START

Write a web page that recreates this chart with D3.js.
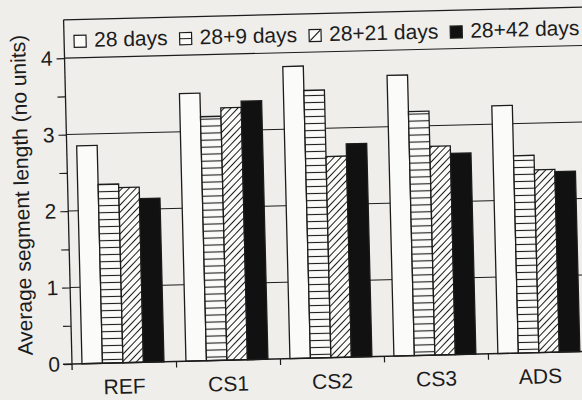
<!DOCTYPE html>
<html>
<head>
<meta charset="utf-8">
<script src="https://cdn.jsdelivr.net/npm/d3@7"></script>
<style>
  body { margin: 0; background: #efeeeb; }
  text { font-family: "Liberation Sans", Arial, Helvetica, sans-serif; fill: #1c1c1c; }
</style>
</head>
<body>
<script>
const W = 582;
const H = 400;

const categories = ['REF', 'CS1', 'CS2', 'CS3', 'ADS'];
const series = ['28 days', '28+9 days', '28+21 days', '28+42 days'];
// values
const days28 = [2.85, 3.50, 3.82, 3.67, 3.24];
const days28p9 = [2.34, 3.19, 3.50, 3.19, 2.58];
const days28p21 = [2.29, 3.30, 2.63, 2.73, 2.39];
const days28p42 = [2.14, 3.38, 2.79, 2.63, 2.36];
const yTicks = [0, 0.5, 1, 1.5, 2, 2.5, 3, 3.5, 4];
const gridValues = [1, 2, 3, 4];

const values = [days28, days28p9, days28p21, days28p42];
const fills = ['#fbfbf9', 'url(#hlines)', 'url(#hatch)', '#111'];

const ink = '#1c1c1c';
const x0 = 72, x1 = 610;   // plot runs off the right edge of the scan

const svg = d3.select('body').append('svg')
    .attr('width', W)
    .attr('height', H);

svg.append('rect').attr('width', W).attr('height', H).attr('fill', '#efeeeb');

const defs = svg.append('defs');
const hl = defs.append('pattern')
    .attr('id', 'hlines')
    .attr('patternUnits', 'userSpaceOnUse')
    .attr('width', 10).attr('height', 7);
hl.append('rect').attr('width', 10).attr('height', 7).attr('fill', '#fbfbf9');
hl.append('line').attr('x1', 0).attr('x2', 10).attr('y1', 3.5).attr('y2', 3.5)
    .attr('stroke', ink).attr('stroke-width', 1.1);

const ht = defs.append('pattern')
    .attr('id', 'hatch')
    .attr('patternUnits', 'userSpaceOnUse')
    .attr('width', 5).attr('height', 5)
    .attr('patternTransform', 'rotate(45)');
ht.append('rect').attr('width', 5).attr('height', 5).attr('fill', '#fbfbf9');
ht.append('line').attr('x1', 2.5).attr('x2', 2.5).attr('y1', 0).attr('y2', 5)
    .attr('stroke', ink).attr('stroke-width', 1);

// the scan is tilted a little, so the whole chart is turned about the origin
const chart = svg.append('g')
    .attr('transform', 'rotate(-1.4, 72, 364)');

const xScale = d3.scaleBand()
    .domain(categories)
    .range([72, 592]);

const subScale = d3.scaleBand()
    .domain(series)
    .range([10, 92]);

const yScale = d3.scaleLinear()
    .domain([0, 4.5])
    .range([364, 19.75]);

const edgeScale = d3.scaleLinear()
    .domain([0, categories.length])
    .range(xScale.range());

// grid + frame
chart.selectAll('line.grid')
    .data(gridValues)
    .join('line')
    .attr('class', 'grid')
    .attr('x1', x0).attr('x2', x1)
    .attr('y1', d => yScale(d)).attr('y2', d => yScale(d))
    .attr('stroke', ink).attr('stroke-width', 1.1);

chart.append('line')
    .attr('x1', x0).attr('x2', x1)
    .attr('y1', yScale(4.5)).attr('y2', yScale(4.5))
    .attr('stroke', ink).attr('stroke-width', 1.3);

// bars
const groups = chart.selectAll('g.grp')
    .data(categories)
    .join('g')
    .attr('class', 'grp')
    .attr('transform', d => `translate(${xScale(d)},0)`);

groups.selectAll('rect')
    .data((c, i) => series.map((s, j) => ({ s: s, v: values[j][i], j: j })))
    .join('rect')
    .attr('x', d => subScale(d.s))
    .attr('y', d => yScale(d.v))
    .attr('width', subScale.bandwidth())
    .attr('height', d => yScale(0) - yScale(d.v))
    .attr('fill', d => fills[d.j])
    .attr('stroke', ink)
    .attr('stroke-width', 1.3);

// y axis
const yAxis = chart.append('g')
    .attr('transform', `translate(${x0},0)`)
    .call(d3.axisLeft(yScale)
        .tickValues(yTicks)
        .tickSize(8)
        .tickPadding(4)
        .tickFormat(d => Number.isInteger(d) ? d : ''));
yAxis.select('.domain').remove();
yAxis.selectAll('line').attr('stroke', ink).attr('stroke-width', 1.2);
yAxis.selectAll('text').attr('font-size', 21).attr('fill', ink)
    .style('font-family', '"Liberation Sans", Arial, sans-serif');

chart.append('line')
    .attr('x1', x0).attr('x2', x0)
    .attr('y1', yScale(4.5)).attr('y2', yScale(0) + 6)
    .attr('stroke', ink).attr('stroke-width', 1.3);

// x axis: ticks at group edges, labels under the groups
const xTicks = chart.append('g')
    .attr('transform', `translate(0,${yScale(0)})`)
    .call(d3.axisBottom(edgeScale)
        .tickValues(d3.range(1, categories.length + 1))
        .tickSize(6)
        .tickFormat(''));
xTicks.select('.domain').remove();
xTicks.selectAll('line').attr('stroke', ink).attr('stroke-width', 1.2);

chart.append('line')
    .attr('x1', x0 - 9).attr('x2', x1)
    .attr('y1', yScale(0)).attr('y2', yScale(0))
    .attr('stroke', ink).attr('stroke-width', 1.4);

const xAxis = chart.append('g')
    .attr('transform', `translate(0,${yScale(0)})`)
    .call(d3.axisBottom(xScale).tickSize(0).tickPadding(16));
xAxis.select('.domain').remove();
xAxis.selectAll('text').attr('font-size', 21).attr('fill', ink)
    .style('font-family', '"Liberation Sans", Arial, sans-serif');

// y label
chart.append('text')
    .attr('transform', 'translate(33,194) rotate(-90)')
    .attr('text-anchor', 'middle')
    .attr('font-size', 21)
    .text('Average segment length (no units)');

// legend, in the band above 4
const legend = chart.append('g');
const legBase = 47.5;
let lx = 82;
series.forEach((s, j) => {
    const sym = legend.append('g').attr('transform', `translate(${lx},${legBase - 12})`);
    sym.append('rect')
        .attr('width', 12).attr('height', 12)
        .attr('fill', j === 3 ? '#111' : '#fbfbf9')
        .attr('stroke', ink).attr('stroke-width', 1.2);
    if (j === 1) {
        sym.append('line').attr('x1', 0).attr('x2', 12).attr('y1', 6).attr('y2', 6)
            .attr('stroke', ink).attr('stroke-width', 1.2);
    }
    if (j === 2) {
        sym.append('line').attr('x1', 1).attr('x2', 11).attr('y1', 11).attr('y2', 1)
            .attr('stroke', ink).attr('stroke-width', 1.2);
    }
    const t = legend.append('text')
        .attr('x', lx + 20)
        .attr('y', legBase)
        .attr('font-size', 21)
        .text(s);
    lx = lx + 20 + t.node().getComputedTextLength() + 12;
});
</script>
</body>
</html>
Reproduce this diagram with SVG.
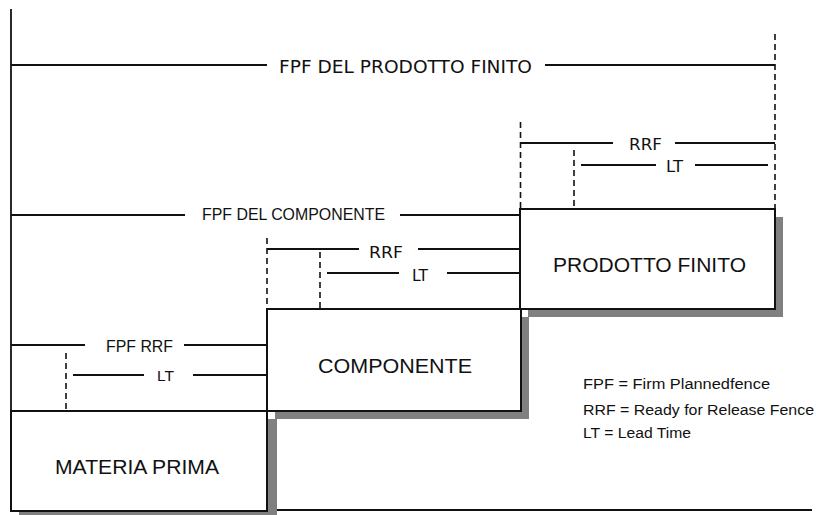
<svg xmlns="http://www.w3.org/2000/svg" width="816" height="515" viewBox="0 0 816 515">
<style>
.ln{stroke:#111;stroke-width:1.8;fill:none}
.ds{stroke:#111;stroke-width:1.6;fill:none;stroke-dasharray:6 4}
.box{fill:#fff;stroke:#111;stroke-width:2}
.sh{fill:#808080}
.t{font-family:"Liberation Sans",Arial,sans-serif;fill:#111}
.d{font-family:"DejaVu Sans",Verdana,sans-serif;fill:#111}
.lab{font-size:16px;text-anchor:start}
.big{font-size:21px}
</style>
<rect width="816" height="515" fill="#fff"/>
<g id="connectors">
<line class="ln" x1="11" y1="9" x2="11" y2="511"/>
<line class="ln" x1="267" y1="510" x2="812" y2="510"/>
<line class="ln" x1="11" y1="65" x2="267" y2="65"/>
<line class="ln" x1="545" y1="65" x2="775" y2="65"/>
<line class="ds" x1="775" y1="34" x2="775" y2="209"/>
<line class="ds" x1="520.5" y1="122" x2="520.5" y2="209"/>
<line class="ds" x1="574" y1="150" x2="574" y2="209"/>
<line class="ln" x1="520" y1="143" x2="613" y2="143"/>
<line class="ln" x1="675" y1="143" x2="775" y2="143"/>
<line class="ln" x1="581" y1="165" x2="656" y2="165"/>
<line class="ln" x1="695" y1="165" x2="768" y2="165"/>
<line class="ln" x1="11" y1="215" x2="185" y2="215"/>
<line class="ln" x1="400" y1="215" x2="520" y2="215"/>
<line class="ds" x1="267" y1="238" x2="267" y2="309"/>
<line class="ds" x1="320" y1="252" x2="320" y2="309"/>
<line class="ln" x1="267" y1="249" x2="359" y2="249"/>
<line class="ln" x1="418" y1="249" x2="521" y2="249"/>
<line class="ln" x1="327" y1="273" x2="399" y2="273"/>
<line class="ln" x1="447" y1="273" x2="521" y2="273"/>
<line class="ln" x1="11" y1="345" x2="85" y2="345"/>
<line class="ln" x1="184" y1="345" x2="267" y2="345"/>
<line class="ds" x1="66" y1="353" x2="66" y2="411"/>
<line class="ln" x1="73" y1="375" x2="144" y2="375"/>
<line class="ln" x1="193" y1="375" x2="267" y2="375"/>
</g>
<g id="labels">
<text class="d" x="279" y="73" font-size="18" textLength="253" lengthAdjust="spacingAndGlyphs">FPF DEL PRODOTTO FINITO</text>
<text class="d" x="629" y="150" font-size="15" textLength="33" lengthAdjust="spacingAndGlyphs">RRF</text>
<text class="d" x="666" y="172" font-size="15" textLength="17" lengthAdjust="spacingAndGlyphs">LT</text>
<text class="t" x="202" y="220" font-size="16" textLength="183" lengthAdjust="spacingAndGlyphs">FPF DEL COMPONENTE</text>
<text class="d" x="369" y="258" font-size="15" textLength="34" lengthAdjust="spacingAndGlyphs">RRF</text>
<text class="d" x="412" y="281" font-size="15" textLength="16" lengthAdjust="spacingAndGlyphs">LT</text>
<text class="t" x="106" y="352" font-size="16" textLength="67" lengthAdjust="spacingAndGlyphs">FPF RRF</text>
<text class="t" x="157" y="381" font-size="15" textLength="17" lengthAdjust="spacingAndGlyphs">LT</text>
</g>
<g id="node-prodotto-finito">
<rect class="sh" x="528" y="217" width="255" height="100"/>
<rect class="box" x="520" y="209" width="255" height="100"/>
<text class="t big" x="553" y="272" textLength="193" lengthAdjust="spacingAndGlyphs">PRODOTTO FINITO</text>
</g>
<g id="node-componente">
<rect class="sh" x="275" y="317" width="254" height="102"/>
<rect class="box" x="267" y="309" width="254" height="102"/>
<text class="t big" x="318" y="373" textLength="154" lengthAdjust="spacingAndGlyphs">COMPONENTE</text>
</g>
<g id="node-materia-prima">
<rect class="sh" x="19" y="419" width="258" height="96"/>
<rect class="box" x="11" y="411" width="256" height="100"/>
<text class="t big" x="55" y="474" textLength="164" lengthAdjust="spacingAndGlyphs">MATERIA PRIMA</text>
</g>
<g id="legend">
<text class="t" x="583" y="389" font-size="15.5" textLength="187" lengthAdjust="spacingAndGlyphs">FPF = Firm Plannedfence</text>
<text class="t" x="583" y="415" font-size="15.5" textLength="231" lengthAdjust="spacingAndGlyphs">RRF = Ready for Release Fence</text>
<text class="t" x="583" y="438" font-size="15.5" textLength="108" lengthAdjust="spacingAndGlyphs">LT = Lead Time</text>
</g>
</svg>
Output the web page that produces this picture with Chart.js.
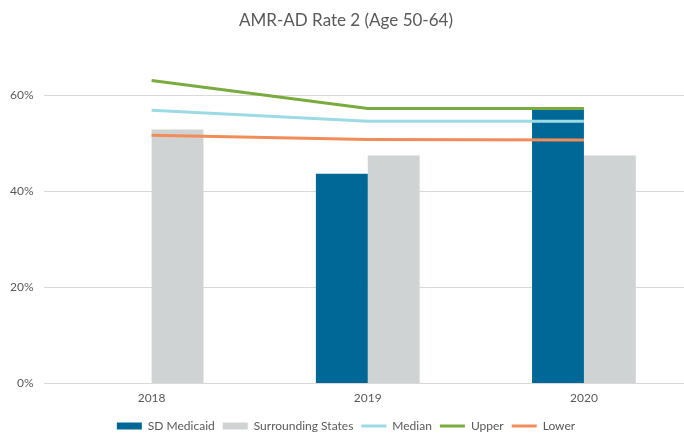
<!DOCTYPE html>
<html>
<head>
<meta charset="utf-8">
<script src="https://cdn.jsdelivr.net/npm/chart.js@4"></script>
<style>
    html, body { margin: 0; padding: 0; background: #fff; overflow: hidden; height: 434px; }
    #wrap { width: 692px; height: 442px; }
</style>
</head>
<body>
<div id="wrap"><canvas id="rateChart"></canvas></div>
<script>
const years = ['2018', '2019', '2020'];
const sdMedicaid = [null, 43.7, 57.3];
const surroundingStates = [52.9, 47.5, 47.5];
const median = [56.9, 54.6, 54.6];
const upper = [63.1, 57.3, 57.3];
const lower = [51.7, 50.8, 50.7];
const yTicks = [0, 20, 40, 60];

const fontName = "Lato, 'Open Sans', sans-serif";
const textColor = '#595959';

const ctx = document.getElementById('rateChart').getContext('2d');
new Chart(ctx, {
    type: 'bar',
    data: {
        labels: years,
        datasets: [{
            label: 'SD Medicaid',
            data: sdMedicaid,
            backgroundColor: '#006896',
            borderWidth: 0,
            pointStyle: 'rect',
            order: 2
        }, {
            label: 'Surrounding States',
            data: surroundingStates,
            backgroundColor: '#d0d3d4',
            borderWidth: 0,
            pointStyle: 'rect',
            order: 2
        }, {
            type: 'line',
            label: 'Median',
            data: median,
            borderColor: '#9cdbe6',
            backgroundColor: '#9cdbe6',
            borderWidth: 3,
            pointRadius: 0,
            pointStyle: 'line',
            order: 1
        }, {
            type: 'line',
            label: 'Upper',
            data: upper,
            borderColor: '#7aab3e',
            backgroundColor: '#7aab3e',
            borderWidth: 3,
            pointRadius: 0,
            pointStyle: 'line',
            order: 1
        }, {
            type: 'line',
            label: 'Lower',
            data: lower,
            borderColor: '#f28c58',
            backgroundColor: '#f28c58',
            borderWidth: 3,
            pointRadius: 0,
            pointStyle: 'line',
            order: 1
        }]
    },
    options: {
        responsive: true,
        maintainAspectRatio: false,
        animation: false,
        datasets: {
            bar: {
                categoryPercentage: 0.48,
                barPercentage: 1
            }
        },
        layout: {
            padding: { left: 0, right: 0, bottom: 0 }
        },
        scales: {
            x: {
                grid: { display: false, drawTicks: false },
                border: { display: false },
                ticks: {
                    color: textColor,
                    font: { family: fontName, size: 12 },
                    padding: 7
                }
            },
            y: {
                min: 0,
                max: 70,
                afterBuildTicks: axis => {
                    axis.ticks = yTicks.map(v => ({ value: v }));
                },
                grid: { color: '#d9d9d9', drawTicks: false },
                border: { display: false },
                ticks: {
                    color: textColor,
                    font: { family: fontName, size: 12 },
                    padding: 10,
                    callback: value => value + '%'
                }
            }
        },
        plugins: {
            title: {
                display: true,
                text: 'AMR-AD Rate 2 (Age 50-64)',
                color: textColor,
                font: { family: fontName, size: 17, weight: 'normal' },
                padding: { top: 10, bottom: 17 }
            },
            legend: {
                position: 'bottom',
                labels: {
                    usePointStyle: true,
                    pointStyleWidth: 25,
                    boxHeight: 7,
                    color: textColor,
                    font: { family: fontName, size: 12 },
                    padding: 8,
                    sort: (a, b) => a.datasetIndex - b.datasetIndex
                }
            },
            tooltip: { enabled: false }
        }
    }
});
</script>
</body>
</html>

END

Everything from the first line to the line with "W).attr('height', H).attr('fill', '#efeeeb');" must be repeated exactly, and nothing else. Leave the pictures out.

▸ **FINAL ANSWER**:
Write a web page that recreates this chart with D3.js.
<!DOCTYPE html>
<html>
<head>
<meta charset="utf-8">
<script src="https://cdn.jsdelivr.net/npm/d3@7"></script>
<style>
  body { margin: 0; background: #efeeeb; }
  text { font-family: "Liberation Sans", Arial, Helvetica, sans-serif; fill: #1c1c1c; }
</style>
</head>
<body>
<script>
const W = 582;
const H = 400;

const categories = ['REF', 'CS1', 'CS2', 'CS3', 'ADS'];
const series = ['28 days', '28+9 days', '28+21 days', '28+42 days'];
// values
const days28 = [2.85, 3.50, 3.82, 3.67, 3.24];
const days28p9 = [2.34, 3.19, 3.50, 3.19, 2.58];
const days28p21 = [2.29, 3.30, 2.63, 2.73, 2.39];
const days28p42 = [2.14, 3.38, 2.79, 2.63, 2.36];
const yTicks = [0, 0.5, 1, 1.5, 2, 2.5, 3, 3.5, 4];
const gridValues = [1, 2, 3, 4];

const values = [days28, days28p9, days28p21, days28p42];
const fills = ['#fbfbf9', 'url(#hlines)', 'url(#hatch)', '#111'];

const ink = '#1c1c1c';
const x0 = 72, x1 = 610;   // plot runs off the right edge of the scan

const svg = d3.select('body').append('svg')
    .attr('width', W)
    .attr('height', H);

svg.append('rect').attr('width', W).attr('height', H).attr('fill', '#efeeeb');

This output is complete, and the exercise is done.